**Data segment:**
_____
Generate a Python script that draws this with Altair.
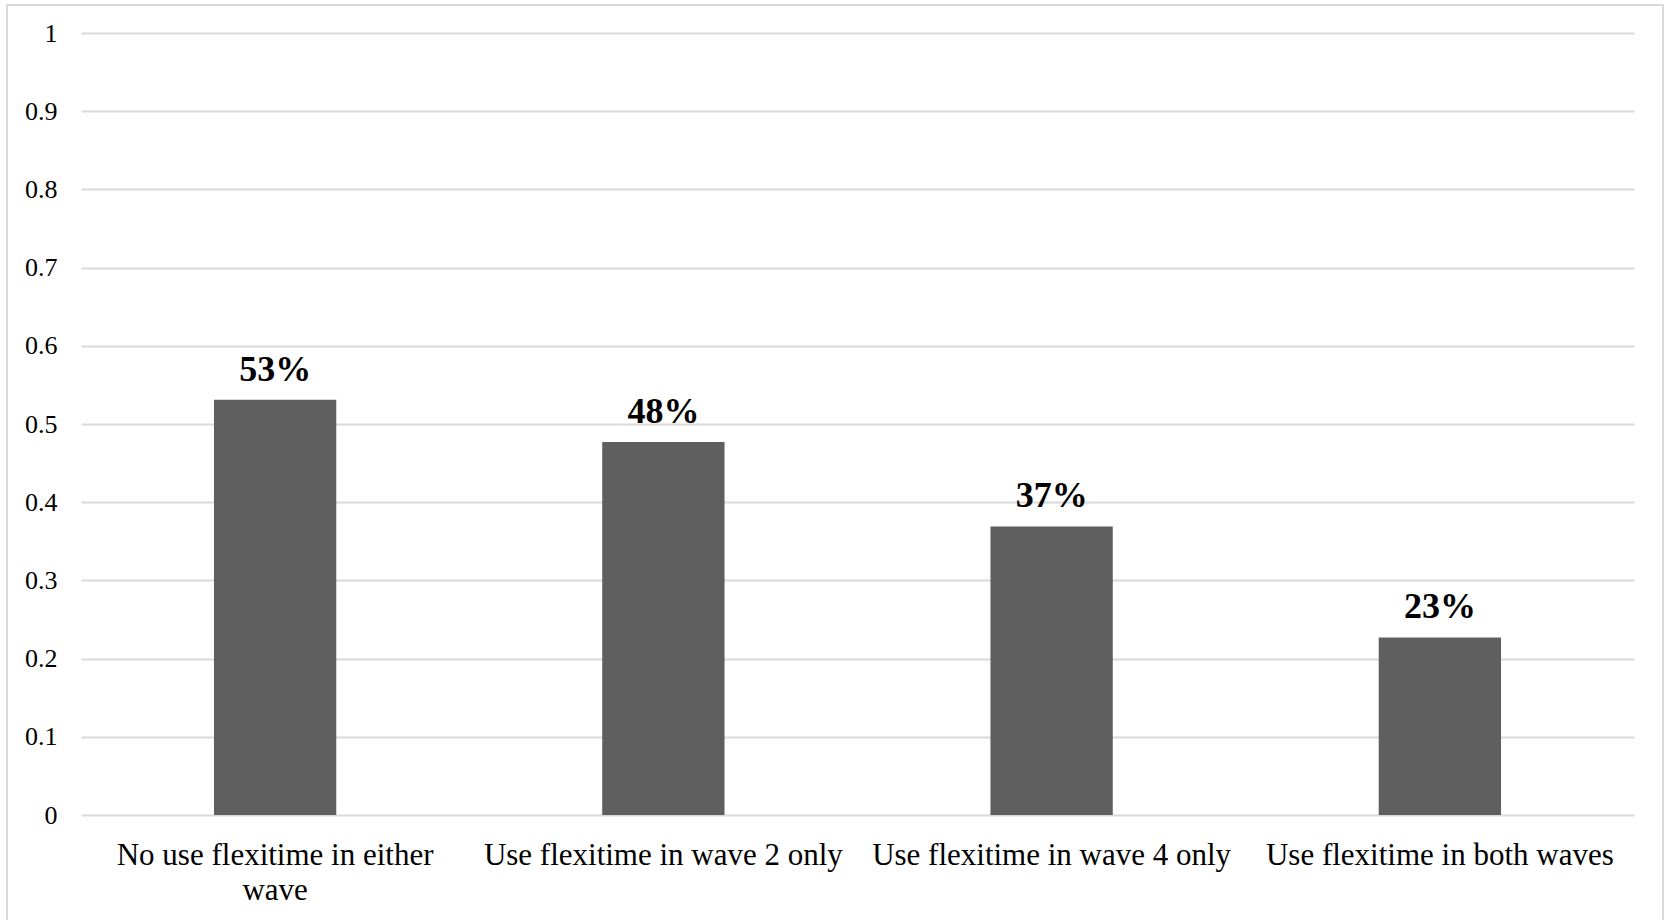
import altair as alt
import pandas as pd

categories = [
    "No use flexitime in either wave",
    "Use flexitime in wave 2 only",
    "Use flexitime in wave 4 only",
    "Use flexitime in both waves",
]
shares = [0.531, 0.477, 0.369, 0.227]
y_ticks = [0, 0.1, 0.2, 0.3, 0.4, 0.5, 0.6, 0.7, 0.8, 0.9, 1]

df = pd.DataFrame({"category": categories, "share": shares})

FONT = "'Times New Roman', 'Liberation Serif', 'DejaVu Serif', serif"

x_enc = alt.X(
    "category:N",
    sort=categories,
    scale=alt.Scale(paddingInner=0, paddingOuter=0),
    axis=alt.Axis(
        title=None,
        labelAngle=0,
        labelFont=FONT,
        labelFontSize=31,
        labelColor="#000000",
        labelPadding=25,
        labelLimit=0,
        labelLineHeight=35,
        labelBaseline="top",
        labelExpr="datum.label == 'No use flexitime in either wave' ? ['No use flexitime in either', 'wave'] : datum.label",
        ticks=False,
        tickSize=0,
        domain=False,
        grid=False,
    ),
)
y_enc = alt.Y(
    "share:Q",
    scale=alt.Scale(domain=[0, 1], nice=False),
    axis=alt.Axis(
        title=None,
        values=y_ticks,
        format="~g",
        labelFont=FONT,
        labelFontSize=26,
        labelColor="#000000",
        labelPadding=24,
        ticks=False,
        tickSize=0,
        domain=False,
        grid=True,
        gridColor="#d9d9d9",
        gridWidth=2,
    ),
)

bars = alt.Chart(df).mark_bar(
    color="#5f5f5f", width=alt.RelativeBandSize(0.315)
).encode(x=x_enc, y=y_enc)

labels = alt.Chart(df).mark_text(
    font=FONT, fontSize=36, fontWeight="bold", color="#000000",
    baseline="alphabetic", align="center", dy=-19,
).encode(
    x=alt.X("category:N", sort=categories),
    y="share:Q",
    text=alt.Text("share:Q", format=".0%"),
)

frame = alt.Chart(pd.DataFrame({"k": [0]})).mark_rect(
    fill=None, stroke="#d9d9d9", strokeWidth=2, clip=False
).encode(
    x=alt.value(-74), x2=alt.value(1582),
    y=alt.value(-28), y2=alt.value(900),
)

chart = alt.layer(frame, bars, labels).properties(
    width=1553,
    height=782,
    padding={"left": 81, "top": 33, "right": 31, "bottom": 105},
    autosize=alt.AutoSizeParams(type="none"),
    background="#ffffff",
).configure_view(stroke=None)

chart.save("out.html", embed_options={"renderer": "svg", "actions": False})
_____
**Exercise prompt:**
Exactly as they appear, print the lines of the listing above from its first line through the line that contains "New Roman', 'Liberation", minus the pictures.

**The answer:**
Generate a Python script that draws this with Altair.
import altair as alt
import pandas as pd

categories = [
    "No use flexitime in either wave",
    "Use flexitime in wave 2 only",
    "Use flexitime in wave 4 only",
    "Use flexitime in both waves",
]
shares = [0.531, 0.477, 0.369, 0.227]
y_ticks = [0, 0.1, 0.2, 0.3, 0.4, 0.5, 0.6, 0.7, 0.8, 0.9, 1]

df = pd.DataFrame({"category": categories, "share": shares})

FONT = "'Times New Roman', 'Liberation Serif', 'DejaVu Serif', serif"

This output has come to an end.